Application: Crackly Crisps need not be labeled as containing genetically engineered ingredients, since most consumers of Crackly Crisps would not care if they discovered that fact.

Summarize Argument
The argument concludes that Crackly Crisps do not need to be labeled as containing genetically engineered ingredients. This is based on a principle: food products should be labeled as containing ingredients that would upset most consumers of that product. We also know that genetically engineered ingredients would upset most consumers of Crackly Crisps.

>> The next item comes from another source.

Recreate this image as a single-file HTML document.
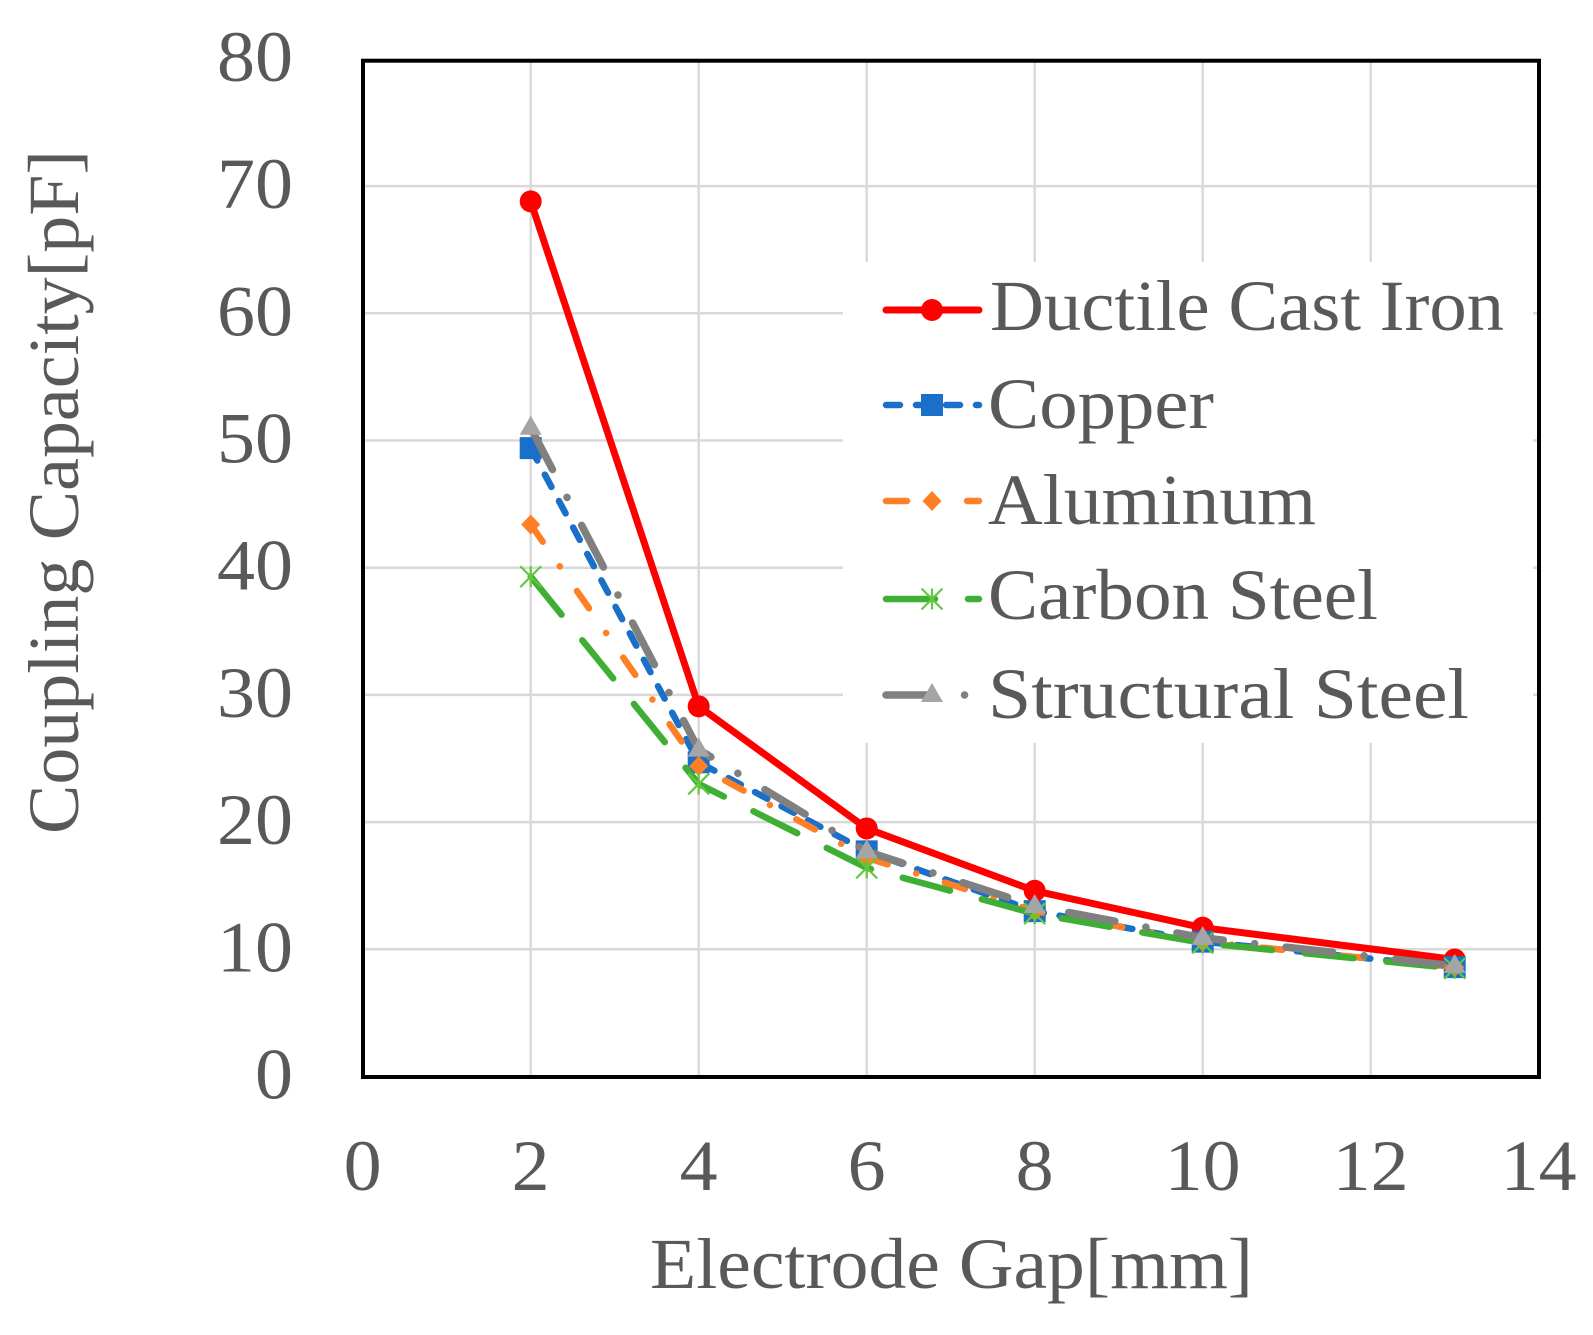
<!DOCTYPE html>
<html lang="en">
<head>
<meta charset="utf-8">
<title>Coupling Capacity vs Electrode Gap</title>
<style>
  html, body { margin: 0; padding: 0; background: #ffffff; }
  body { width: 1593px; height: 1335px; overflow: hidden; }
  svg { display: block; }
  text { font-family: "Liberation Serif", serif; fill: #595959; }
</style>
</head>
<body>
<svg id="chart" xmlns="http://www.w3.org/2000/svg" width="1593" height="1335" viewBox="0 0 1593 1335">
  <rect x="0" y="0" width="1593" height="1335" fill="#ffffff"></rect>
  <g id="grid"></g>
  <rect id="legendBg" x="843" y="262" width="690" height="481" fill="#ffffff"></rect>
  <rect x="363" y="60.7" width="1176" height="1016.3" fill="none" stroke="#000000" stroke-width="4"></rect>
  <g id="series"></g>
  <g id="ticks"></g>
  <text x="650" y="1288" font-size="72" textLength="603" lengthAdjust="spacingAndGlyphs">Electrode Gap[mm]</text>
  <text transform="translate(78,834) rotate(-90)" x="0" y="0" font-size="72" textLength="684" lengthAdjust="spacingAndGlyphs">Coupling Capacity[pF]</text>
  <g id="legend"></g>
</svg>
<script>
const xValues = [2, 4, 6, 8, 10, 13];
const ductileCastIron = [68.8, 29.1, 19.5, 14.6, 11.7, 9.2];
const copper = [49.4, 24.7, 17.7, 13.0, 10.6, 8.6];
const aluminum = [43.4, 24.4, 17.2, 13.0, 10.6, 8.6];
const carbonSteel = [39.3, 23.0, 16.4, 12.8, 10.5, 8.5];
const structuralSteel = [51.0, 25.7, 17.7, 13.4, 10.9, 8.7];
const xTicks = [0, 2, 4, 6, 8, 10, 12, 14];
const yTicks = [0, 10, 20, 30, 40, 50, 60, 70, 80];
const seriesNames = ["Ductile Cast Iron", "Copper", "Aluminum", "Carbon Steel", "Structural Steel"];
const seriesValues = [ductileCastIron, copper, aluminum, carbonSteel, structuralSteel];

const NS = "http://www.w3.org/2000/svg";
const X0 = 362.7, XU = 84, Y0 = 1076.5, YU = 12.72;
function sx(v) { return X0 + v * XU; }
function sy(v) { return Y0 - v * YU; }

const styles = [
  { key: "ductile-cast-iron", color: "#ff0000", width: 7, dash: "", marker: "circle", markerColor: "#ff0000" },
  { key: "copper", color: "#1a70c8", width: 6.5, dash: "14 16", marker: "square", markerColor: "#1a70c8" },
  { key: "aluminum", color: "#ff7f27", width: 6.5, dash: "21 30 0.1 30", marker: "diamond", markerColor: "#ff7f27" },
  { key: "carbon-steel", color: "#3fae34", width: 6.5, dash: "49 33", marker: "star", markerColor: "#62c83c" },
  { key: "structural-steel", color: "#808080", width: 7.5, dash: "47 31.5 0.1 31.5", marker: "triangle", markerColor: "#a5a5a5" }
];

function make(tag, attrs, parent) {
  const el = document.createElementNS(NS, tag);
  for (const k in attrs) el.setAttribute(k, attrs[k]);
  parent.appendChild(el);
  return el;
}

function drawMarker(parent, kind, color, cx, cy, name) {
  const g = make("g", {}, parent);
  
  
  if (kind === "circle") {
    make("circle", { cx: cx, cy: cy, r: 11, fill: color }, g);
  } else if (kind === "square") {
    make("rect", { x: cx - 11, y: cy - 11, width: 22, height: 22, fill: color }, g);
  } else if (kind === "diamond") {
    make("polygon", { points: `${cx},${cy - 10} ${cx + 9.5},${cy} ${cx},${cy + 10} ${cx - 9.5},${cy}`, fill: color }, g);
  } else if (kind === "triangle") {
    make("polygon", { points: `${cx},${cy - 12} ${cx + 11},${cy + 7} ${cx - 11},${cy + 7}`, fill: color }, g);
  } else if (kind === "star") {
    const s = 10.5;
    const d = `M${cx - s} ${cy - s}L${cx + s} ${cy + s}M${cx + s} ${cy - s}L${cx - s} ${cy + s}M${cx} ${cy - s}L${cx} ${cy + s}`;
    make("path", { d: d, stroke: color, "stroke-width": 2.2, fill: "none" }, g);
  }
  return g;
}

/* gridlines */
const gridG = document.getElementById("grid");
xTicks.slice(1, -1).forEach(function (t) {
  const line = make("line", { x1: sx(t), x2: sx(t), y1: 60, y2: 1077, stroke: "#d9d9d9", "stroke-width": 2.5 }, gridG);
  
  
});
yTicks.slice(1, -1).forEach(function (t) {
  const line = make("line", { x1: 363, x2: 1539, y1: sy(t), y2: sy(t), stroke: "#d9d9d9", "stroke-width": 2.5 }, gridG);
  
  
});

/* tick labels */
const tickG = document.getElementById("ticks");
xTicks.forEach(function (t) {
  const s = String(t);
  const label = make("text", { x: sx(t), y: 1190, "font-size": 72, "text-anchor": "middle", textLength: s.length * 38, lengthAdjust: "spacingAndGlyphs" }, tickG);
  
  
  label.textContent = s;
});
yTicks.forEach(function (t) {
  const s = String(t);
  const label = make("text", { x: 293, y: sy(t) + 22, "font-size": 72, "text-anchor": "end", textLength: s.length * 38, lengthAdjust: "spacingAndGlyphs" }, tickG);
  
  
  label.textContent = s;
});

/* series */
const seriesG = document.getElementById("series");
seriesValues.forEach(function (values, i) {
  const st = styles[i];
  const g = make("g", {}, seriesG);
  
  
  const pts = values.map(function (v, j) { return sx(xValues[j]) + "," + sy(v); }).join(" ");
  const line = make("polyline", { points: pts, fill: "none", stroke: st.color, "stroke-width": st.width, "stroke-linecap": "round", "stroke-linejoin": "round" }, g);
  if (st.dash) line.setAttribute("stroke-dasharray", st.dash);
  
  
  values.forEach(function (v, j) {
    drawMarker(g, st.marker, st.markerColor, sx(xValues[j]), sy(v), 'point-' + st.key);
  });
});

/* legend */
const legendG = document.getElementById("legend");
const legendLineY = [310, 405, 501, 599, 695];
const legendBase = [330, 428, 524, 619, 718];
const legendX = [990, 988, 988, 988, 988];
const legendWidths = [514, 226, 328, 390, 481];
seriesNames.forEach(function (name, i) {
  const st = styles[i];
  const g = make("g", {}, legendG);
  
  
  const swatch = make("line", { x1: 886, x2: 979, y1: legendLineY[i], y2: legendLineY[i], stroke: st.color, "stroke-width": st.width, "stroke-linecap": "round" }, g);
  if (st.dash) swatch.setAttribute("stroke-dasharray", st.dash);
  
  
  drawMarker(g, st.marker, st.markerColor, 932, legendLineY[i], 'legend-marker-' + st.key);
  const label = make("text", { x: legendX[i], y: legendBase[i], "font-size": 72, textLength: legendWidths[i], lengthAdjust: "spacingAndGlyphs" }, g);
  
  
  label.textContent = name;
});
</script>
</body>
</html>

Identify and Describe Flaw
The argument is flawed because it confuses necessary and sufficient conditions. According to the principle, an ingredient upsetting consumers of a product is a sufficient condition to label the product as containing that ingredient. However, the application treats upsetting consumers as a necessary condition.
The genetically engineered ingredients in Crackly Crisps may not upset the consumers, but that doesn’t guarantee that they need not be labeled.

A
fails to address the possibility that consumers of a specific food may not be representative of consumers of food in general
Only the consumers of a specific food product are relevant for the principle given in the argument. The argument just doesn’t make any claims about consumers of food in general, only the consumers of Crackly Crisps.
B
fails to address the possibility that the genetically engineered ingredients in Crackly Crisps may have been proven safe for human consumption
It’s irrelevant to the argument whether a product’s ingredients are safe for human consumption, only whether most consumers of the product would be upset to learn that those ingredients are included in the product.
C
implicitly makes use of a value judgment that is incompatible with the principle being applied
The argument doesn’t make any value judgments about genetically engineered ingredients, product labeling, or anything else relevant.
D
takes for granted that if most consumers of a product would buy it even if they knew several of the ingredients in it, then they would buy the product even if they knew all the ingredients in it
The argument doesn’t make this claim. It also never implies that this is the case.
E
confuses a claim that under certain conditions a certain action should be taken with a claim that the action need not be taken in the absence of those conditions
The argument treats a sufficient condition—an ingredient upsetting most consumers of a product—as if it were a necessary condition for labeling a product as containing that ingredient. The absence of a sufficient condition doesn’t guarantee that the product need not be labeled.